Daniel Cormier doesn’t think Conor McGregor deserves to be roasted for the flying kick that led to his UFC 329 injury.
Cormier was on the call when McGregor opened his long-awaited return against Max Holloway with an early blitz and appeared to blow out his right knee within seconds, prompting referee Mike Beltran to wave off a fight that never got going. Afterward at T-Mobile Arena in Las Vegas, the UFC Hall of Famer argued that piling on McGregor for the gamble is unfair, because the same move would have been celebrated had it landed.

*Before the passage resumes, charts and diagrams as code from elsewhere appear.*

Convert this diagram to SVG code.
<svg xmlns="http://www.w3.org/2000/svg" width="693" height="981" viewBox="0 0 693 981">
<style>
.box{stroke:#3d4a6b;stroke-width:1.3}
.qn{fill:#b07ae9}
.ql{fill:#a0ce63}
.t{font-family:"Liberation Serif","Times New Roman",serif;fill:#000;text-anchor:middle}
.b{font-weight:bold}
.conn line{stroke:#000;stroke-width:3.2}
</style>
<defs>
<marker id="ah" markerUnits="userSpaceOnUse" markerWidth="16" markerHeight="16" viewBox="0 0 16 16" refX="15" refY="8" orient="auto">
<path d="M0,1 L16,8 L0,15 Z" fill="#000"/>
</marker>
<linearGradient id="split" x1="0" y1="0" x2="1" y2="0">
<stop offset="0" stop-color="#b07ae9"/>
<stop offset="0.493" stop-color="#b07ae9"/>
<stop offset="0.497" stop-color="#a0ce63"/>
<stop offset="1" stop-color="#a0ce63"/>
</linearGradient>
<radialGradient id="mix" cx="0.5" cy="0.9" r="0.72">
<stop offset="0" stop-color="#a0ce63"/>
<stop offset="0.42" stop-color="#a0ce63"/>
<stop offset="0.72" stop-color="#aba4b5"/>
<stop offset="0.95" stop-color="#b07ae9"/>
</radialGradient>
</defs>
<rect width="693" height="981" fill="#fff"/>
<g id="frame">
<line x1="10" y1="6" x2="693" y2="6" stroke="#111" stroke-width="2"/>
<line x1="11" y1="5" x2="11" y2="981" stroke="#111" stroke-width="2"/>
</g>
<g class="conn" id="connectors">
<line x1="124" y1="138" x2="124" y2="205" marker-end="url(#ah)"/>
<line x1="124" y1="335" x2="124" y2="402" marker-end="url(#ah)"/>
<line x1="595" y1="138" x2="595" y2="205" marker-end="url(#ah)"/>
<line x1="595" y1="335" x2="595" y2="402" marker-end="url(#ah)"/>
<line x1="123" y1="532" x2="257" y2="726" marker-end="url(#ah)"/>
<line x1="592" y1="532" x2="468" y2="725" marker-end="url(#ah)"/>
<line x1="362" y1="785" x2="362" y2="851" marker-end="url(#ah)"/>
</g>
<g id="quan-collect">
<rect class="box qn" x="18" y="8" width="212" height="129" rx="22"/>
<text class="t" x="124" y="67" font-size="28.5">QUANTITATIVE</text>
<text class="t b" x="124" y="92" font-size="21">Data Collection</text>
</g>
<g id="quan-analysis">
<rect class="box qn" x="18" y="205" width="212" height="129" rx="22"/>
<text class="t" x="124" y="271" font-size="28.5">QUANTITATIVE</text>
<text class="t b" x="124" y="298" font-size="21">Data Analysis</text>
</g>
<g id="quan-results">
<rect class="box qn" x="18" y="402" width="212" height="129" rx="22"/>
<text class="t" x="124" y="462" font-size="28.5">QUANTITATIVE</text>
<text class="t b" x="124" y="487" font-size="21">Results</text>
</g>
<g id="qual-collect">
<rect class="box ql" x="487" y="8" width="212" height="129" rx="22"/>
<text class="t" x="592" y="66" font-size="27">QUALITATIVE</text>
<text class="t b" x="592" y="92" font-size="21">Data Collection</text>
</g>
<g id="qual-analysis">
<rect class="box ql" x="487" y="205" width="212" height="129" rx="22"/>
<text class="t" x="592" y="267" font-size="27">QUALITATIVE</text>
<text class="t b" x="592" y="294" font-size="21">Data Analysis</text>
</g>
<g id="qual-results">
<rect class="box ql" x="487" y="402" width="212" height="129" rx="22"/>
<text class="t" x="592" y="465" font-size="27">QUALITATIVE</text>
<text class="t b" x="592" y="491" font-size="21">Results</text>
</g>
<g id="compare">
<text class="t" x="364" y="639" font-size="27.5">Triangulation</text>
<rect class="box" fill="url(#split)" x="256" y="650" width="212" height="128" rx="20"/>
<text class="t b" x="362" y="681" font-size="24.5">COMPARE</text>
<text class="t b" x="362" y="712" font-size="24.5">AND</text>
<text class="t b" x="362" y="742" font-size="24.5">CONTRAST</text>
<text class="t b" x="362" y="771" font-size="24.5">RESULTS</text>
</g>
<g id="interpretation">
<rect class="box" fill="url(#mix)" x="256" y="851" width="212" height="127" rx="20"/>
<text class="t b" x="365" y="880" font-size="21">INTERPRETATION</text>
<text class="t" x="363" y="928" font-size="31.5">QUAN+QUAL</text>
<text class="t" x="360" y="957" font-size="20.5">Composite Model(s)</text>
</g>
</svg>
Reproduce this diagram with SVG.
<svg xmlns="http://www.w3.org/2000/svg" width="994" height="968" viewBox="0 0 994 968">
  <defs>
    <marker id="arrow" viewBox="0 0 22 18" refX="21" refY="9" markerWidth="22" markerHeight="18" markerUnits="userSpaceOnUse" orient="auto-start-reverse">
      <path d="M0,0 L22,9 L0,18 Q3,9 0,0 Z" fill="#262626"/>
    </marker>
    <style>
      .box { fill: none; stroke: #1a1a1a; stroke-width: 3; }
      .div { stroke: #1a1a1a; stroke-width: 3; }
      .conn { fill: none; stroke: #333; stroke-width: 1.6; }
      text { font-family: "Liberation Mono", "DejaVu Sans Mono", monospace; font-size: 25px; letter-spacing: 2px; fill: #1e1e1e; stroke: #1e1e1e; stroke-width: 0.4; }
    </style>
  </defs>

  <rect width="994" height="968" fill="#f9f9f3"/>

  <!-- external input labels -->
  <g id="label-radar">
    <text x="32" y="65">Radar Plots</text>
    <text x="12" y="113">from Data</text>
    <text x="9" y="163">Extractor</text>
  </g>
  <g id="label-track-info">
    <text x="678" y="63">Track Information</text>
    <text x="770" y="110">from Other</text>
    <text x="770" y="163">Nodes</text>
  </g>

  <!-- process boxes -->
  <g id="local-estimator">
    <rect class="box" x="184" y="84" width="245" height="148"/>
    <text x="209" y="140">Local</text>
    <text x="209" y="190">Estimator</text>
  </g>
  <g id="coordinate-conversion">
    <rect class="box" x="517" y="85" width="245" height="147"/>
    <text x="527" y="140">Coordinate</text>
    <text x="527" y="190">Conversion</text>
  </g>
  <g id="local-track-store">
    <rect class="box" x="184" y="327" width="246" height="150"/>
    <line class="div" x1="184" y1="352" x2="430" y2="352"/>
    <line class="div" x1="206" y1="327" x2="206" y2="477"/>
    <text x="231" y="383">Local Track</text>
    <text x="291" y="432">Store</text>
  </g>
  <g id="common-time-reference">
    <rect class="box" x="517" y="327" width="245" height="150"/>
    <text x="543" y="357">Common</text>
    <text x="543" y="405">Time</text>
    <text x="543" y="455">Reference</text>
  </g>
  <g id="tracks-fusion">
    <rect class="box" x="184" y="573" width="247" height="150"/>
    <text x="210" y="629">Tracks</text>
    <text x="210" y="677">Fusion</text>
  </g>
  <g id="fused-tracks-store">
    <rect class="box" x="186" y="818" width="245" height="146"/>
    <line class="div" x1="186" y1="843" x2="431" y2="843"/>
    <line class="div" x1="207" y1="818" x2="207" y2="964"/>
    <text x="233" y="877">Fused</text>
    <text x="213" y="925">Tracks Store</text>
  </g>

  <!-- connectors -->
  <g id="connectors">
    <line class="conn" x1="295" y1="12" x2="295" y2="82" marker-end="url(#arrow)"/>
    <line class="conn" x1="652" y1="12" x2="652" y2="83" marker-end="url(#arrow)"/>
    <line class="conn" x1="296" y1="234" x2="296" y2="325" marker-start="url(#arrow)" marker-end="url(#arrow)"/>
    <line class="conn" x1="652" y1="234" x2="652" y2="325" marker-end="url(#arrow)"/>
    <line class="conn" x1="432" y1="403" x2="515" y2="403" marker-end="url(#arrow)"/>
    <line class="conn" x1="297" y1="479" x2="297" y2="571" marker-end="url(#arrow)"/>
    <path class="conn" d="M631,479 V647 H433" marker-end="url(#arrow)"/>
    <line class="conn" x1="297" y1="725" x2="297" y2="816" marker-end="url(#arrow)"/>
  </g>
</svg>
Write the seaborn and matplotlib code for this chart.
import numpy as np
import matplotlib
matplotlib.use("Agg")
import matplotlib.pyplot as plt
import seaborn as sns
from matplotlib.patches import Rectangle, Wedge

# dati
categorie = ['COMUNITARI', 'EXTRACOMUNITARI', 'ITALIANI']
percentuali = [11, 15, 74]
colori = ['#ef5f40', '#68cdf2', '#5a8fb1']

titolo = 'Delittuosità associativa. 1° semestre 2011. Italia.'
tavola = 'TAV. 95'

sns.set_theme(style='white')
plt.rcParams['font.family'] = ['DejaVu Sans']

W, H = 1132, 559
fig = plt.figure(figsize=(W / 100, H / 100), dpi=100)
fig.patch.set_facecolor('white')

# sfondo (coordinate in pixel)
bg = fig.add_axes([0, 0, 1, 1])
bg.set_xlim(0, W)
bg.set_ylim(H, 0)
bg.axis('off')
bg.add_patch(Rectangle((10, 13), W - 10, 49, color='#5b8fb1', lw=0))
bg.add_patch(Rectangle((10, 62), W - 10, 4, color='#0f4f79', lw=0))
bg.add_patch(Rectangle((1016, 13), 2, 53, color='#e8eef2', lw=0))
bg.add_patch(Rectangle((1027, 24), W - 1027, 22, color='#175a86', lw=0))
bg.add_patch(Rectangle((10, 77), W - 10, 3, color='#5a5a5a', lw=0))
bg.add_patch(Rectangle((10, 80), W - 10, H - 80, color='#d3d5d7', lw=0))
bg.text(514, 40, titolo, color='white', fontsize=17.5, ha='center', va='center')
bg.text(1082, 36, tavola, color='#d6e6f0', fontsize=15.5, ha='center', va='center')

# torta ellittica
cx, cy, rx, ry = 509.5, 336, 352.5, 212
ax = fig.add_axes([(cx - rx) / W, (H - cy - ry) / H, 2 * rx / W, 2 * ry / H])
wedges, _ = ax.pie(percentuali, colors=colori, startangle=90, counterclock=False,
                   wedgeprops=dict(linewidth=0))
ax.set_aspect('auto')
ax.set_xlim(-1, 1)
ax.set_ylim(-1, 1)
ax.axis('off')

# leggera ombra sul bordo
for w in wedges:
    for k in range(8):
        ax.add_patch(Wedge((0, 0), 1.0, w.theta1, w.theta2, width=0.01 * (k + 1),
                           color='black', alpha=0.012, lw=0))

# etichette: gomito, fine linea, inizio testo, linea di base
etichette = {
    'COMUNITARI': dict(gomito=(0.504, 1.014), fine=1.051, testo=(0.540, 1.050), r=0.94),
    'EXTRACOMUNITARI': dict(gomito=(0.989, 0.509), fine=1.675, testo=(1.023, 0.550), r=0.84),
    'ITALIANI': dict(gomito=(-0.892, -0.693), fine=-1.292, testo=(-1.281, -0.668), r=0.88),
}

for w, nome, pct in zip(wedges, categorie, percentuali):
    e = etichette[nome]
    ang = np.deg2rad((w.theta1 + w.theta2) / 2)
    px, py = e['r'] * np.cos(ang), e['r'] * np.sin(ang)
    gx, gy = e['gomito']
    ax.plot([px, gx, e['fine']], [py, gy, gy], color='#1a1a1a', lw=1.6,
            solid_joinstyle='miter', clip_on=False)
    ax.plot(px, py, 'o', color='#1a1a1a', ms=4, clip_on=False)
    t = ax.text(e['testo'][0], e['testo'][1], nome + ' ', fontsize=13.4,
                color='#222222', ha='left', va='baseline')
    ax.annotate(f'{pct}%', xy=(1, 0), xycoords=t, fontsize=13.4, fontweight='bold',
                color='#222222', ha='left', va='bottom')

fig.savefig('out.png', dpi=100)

I think we need to be careful when we judge because there have been times when people have done crazy things to start fights, and they’ve worked, and we praise the athlete as if they’re some genius. Tonight was one of those times that it didn’t work. I remember Fabricio Werdum just running across the Octagon and super kicking Travis Browne like he was on the game ‘Double Dragon.'
Cormier reached for another famous example of a high-risk opening that paid off.
Clearly, Jorge Masvidal did it to Ben Askren, and we all praised him for that. I think we need to be careful when we have a big opinion on something that happens because, sure, everybody’s mad. It went sideways, but had Conor landed that, everybody would praise him for what he did.
Before his five-year layoff, McGregor’s last two outings were both losses to Dustin Poirier, a second-round knockout at UFC 257 in January 2021 and the broken-leg stoppage in their UFC 264 rematch that July.